WORK TO COMPLETE | Only the lines from the start of the data through the line with "const h = d3.scaleLinear().domain([0, 1]).range([0, 36])" belong in the copy. Restate them word for word, minus the pictures.

============================================================

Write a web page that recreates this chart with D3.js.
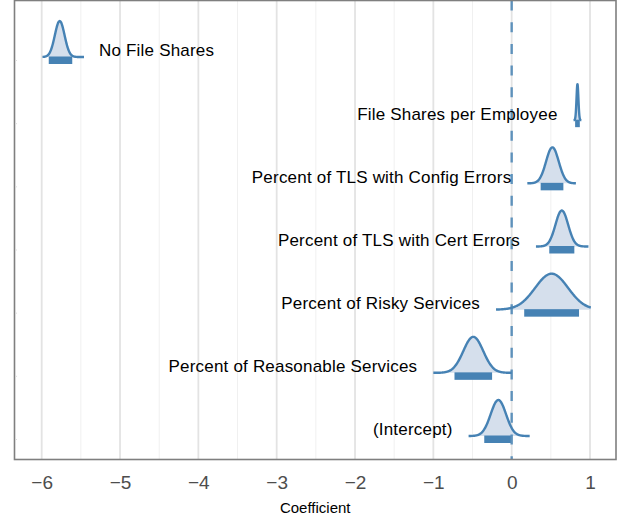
<!doctype html>
<head>
<meta charset="utf-8">
<script src="https://d3js.org/d3.v7.min.js"></script>
<style>
  body { margin: 0; background: #fff; }
  text { font-family: "Liberation Sans", Arial, sans-serif; }
</style>
</head>
<body>
<svg id="chart" width="621" height="521"></svg>
<script>
// posterior summaries, top row first
const terms = ["No File Shares", "File Shares per Employee", "Percent of TLS with Config Errors",
  "Percent of TLS with Cert Errors", "Percent of Risky Services", "Percent of Reasonable Services", "(Intercept)"]
const means = [-5.77, 0.84, 0.52, 0.64, 0.51, -0.49, -0.17]
const sds = [0.062, 0.012, 0.081, 0.081, 0.21, 0.127, 0.098]
const tailLo = [-5.99, 0.79, 0.20, 0.31, -0.20, -1.00, -0.55]
const tailHi = [-5.46, 0.89, 0.82, 0.98, 1.01, 0.00, 0.23]
const intLo = [-5.91, 0.81, 0.37, 0.48, 0.16, -0.73, -0.35]
const intHi = [-5.61, 0.87, 0.66, 0.80, 0.86, -0.25, -0.01]
const xTicks = [-6, -5, -4, -3, -2, -1, 0, 1]

const svg = d3.select("#chart")
const pLeft = 14.5, pRight = 616, pTop = 0.5, pBottom = 459.5
const blue = "#4682b4"

const x = d3.scaleLinear().domain([-6, 1]).range([41.7, 590])
const y = d3.scalePoint().domain(terms).range([60.5, 439.5])
const h = d3.scaleLinear().domain([0, 1]).range([0, 36])

// grid
const minor = d3.range(-6.5, 1.6, 1).filter(v => x(v) > pLeft && x(v) < pRight)
svg.selectAll(".minor").data(minor).join("line")
  .attr("x1", d => x(d)).attr("x2", d => x(d)).attr("y1", pTop).attr("y2", pBottom)
  .attr("stroke", "#f0f0f0").attr("stroke-width", 1)
svg.selectAll(".major").data(xTicks).join("line")
  .attr("x1", d => x(d)).attr("x2", d => x(d)).attr("y1", pTop).attr("y2", pBottom)
  .attr("stroke", "#e3e3e3").attr("stroke-width", 1.8)

// densities
const rows = terms.map((t, i) => ({t, m: means[i], s: sds[i], lo: tailLo[i], hi: tailHi[i], a: intLo[i], b: intHi[i]}))
rows.forEach(r => {
  const base = y(r.t) - 3.5
  const pts = d3.range(0, 201).map(k => {
    const v = r.lo + (r.hi - r.lo) * k / 200
    const z = (v - r.m) / r.s
    return [v, Math.exp(-0.5 * z * z)]
  })
  const area = d3.area().x(d => x(d[0])).y0(base).y1(d => base - h(d[1])).curve(d3.curveBasis)
  const line = d3.line().x(d => x(d[0])).y(d => base - h(d[1])).curve(d3.curveBasis)
  svg.append("path").attr("d", area(pts)).attr("fill", "#d5dfec")
  svg.append("path").attr("d", line(pts)).attr("fill", "none").attr("stroke", blue).attr("stroke-width", 2.4)
  svg.append("rect").attr("x", x(r.a)).attr("width", x(r.b) - x(r.a))
    .attr("y", base - 0.5).attr("height", 7.5).attr("fill", blue)
})

// zero line
svg.append("line").attr("x1", x(0)).attr("x2", x(0)).attr("y1", pTop).attr("y2", pBottom)
  .attr("stroke", blue).attr("stroke-opacity", 0.85).attr("stroke-width", 2.4)
  .attr("stroke-dasharray", "10,11.7")

// term labels
rows.forEach(r => {
  const base = y(r.t) - 3.5
  const lab = svg.append("text").attr("y", base - 6.5).attr("dy", "0.35em")
    .attr("font-size", 17).attr("letter-spacing", 0.2).attr("fill", "#000").text(r.t)
  const w = lab.node().getComputedTextLength()
  if (x(r.lo) - 16 - w < pLeft) lab.attr("x", x(r.hi) + 15).attr("text-anchor", "start")
  else lab.attr("x", x(r.lo) - 16).attr("text-anchor", "end")
})

// panel border + y ticks
svg.append("rect").attr("x", pLeft).attr("y", pTop).attr("width", pRight - pLeft).attr("height", pBottom - pTop)
  .attr("fill", "none").attr("stroke", "#7f7f7f").attr("stroke-width", 1.6)
svg.selectAll(".yt").data(terms).join("line")
  .attr("x1", pLeft + 0.8).attr("x2", pLeft + 2.5).attr("y1", d => y(d)).attr("y2", d => y(d))
  .attr("stroke", "#ddd").attr("stroke-width", 1)

// x axis
const ax = svg.append("g").attr("transform", `translate(0,${pBottom})`)
  .call(d3.axisBottom(x).tickValues(xTicks).tickFormat(d3.format("d")).tickSize(0).tickPadding(16))
ax.select(".domain").remove()
ax.selectAll("text").attr("font-size", 19).attr("fill", "#4d4d4d")
  .attr("font-family", "'Liberation Sans', Arial, sans-serif")

svg.append("text").attr("x", (pLeft + pRight) / 2).attr("y", 508).attr("dy", "0.35em")
  .attr("text-anchor", "middle").attr("font-size", 15).text("Coefficient")
</script>
</body>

============================================================

THE COMPLETED TASK |
Write a web page that recreates this chart with D3.js.
<!doctype html>
<head>
<meta charset="utf-8">
<script src="https://d3js.org/d3.v7.min.js"></script>
<style>
  body { margin: 0; background: #fff; }
  text { font-family: "Liberation Sans", Arial, sans-serif; }
</style>
</head>
<body>
<svg id="chart" width="621" height="521"></svg>
<script>
// posterior summaries, top row first
const terms = ["No File Shares", "File Shares per Employee", "Percent of TLS with Config Errors",
  "Percent of TLS with Cert Errors", "Percent of Risky Services", "Percent of Reasonable Services", "(Intercept)"]
const means = [-5.77, 0.84, 0.52, 0.64, 0.51, -0.49, -0.17]
const sds = [0.062, 0.012, 0.081, 0.081, 0.21, 0.127, 0.098]
const tailLo = [-5.99, 0.79, 0.20, 0.31, -0.20, -1.00, -0.55]
const tailHi = [-5.46, 0.89, 0.82, 0.98, 1.01, 0.00, 0.23]
const intLo = [-5.91, 0.81, 0.37, 0.48, 0.16, -0.73, -0.35]
const intHi = [-5.61, 0.87, 0.66, 0.80, 0.86, -0.25, -0.01]
const xTicks = [-6, -5, -4, -3, -2, -1, 0, 1]

const svg = d3.select("#chart")
const pLeft = 14.5, pRight = 616, pTop = 0.5, pBottom = 459.5
const blue = "#4682b4"

const x = d3.scaleLinear().domain([-6, 1]).range([41.7, 590])
const y = d3.scalePoint().domain(terms).range([60.5, 439.5])
const h = d3.scaleLinear().domain([0, 1]).range([0, 36])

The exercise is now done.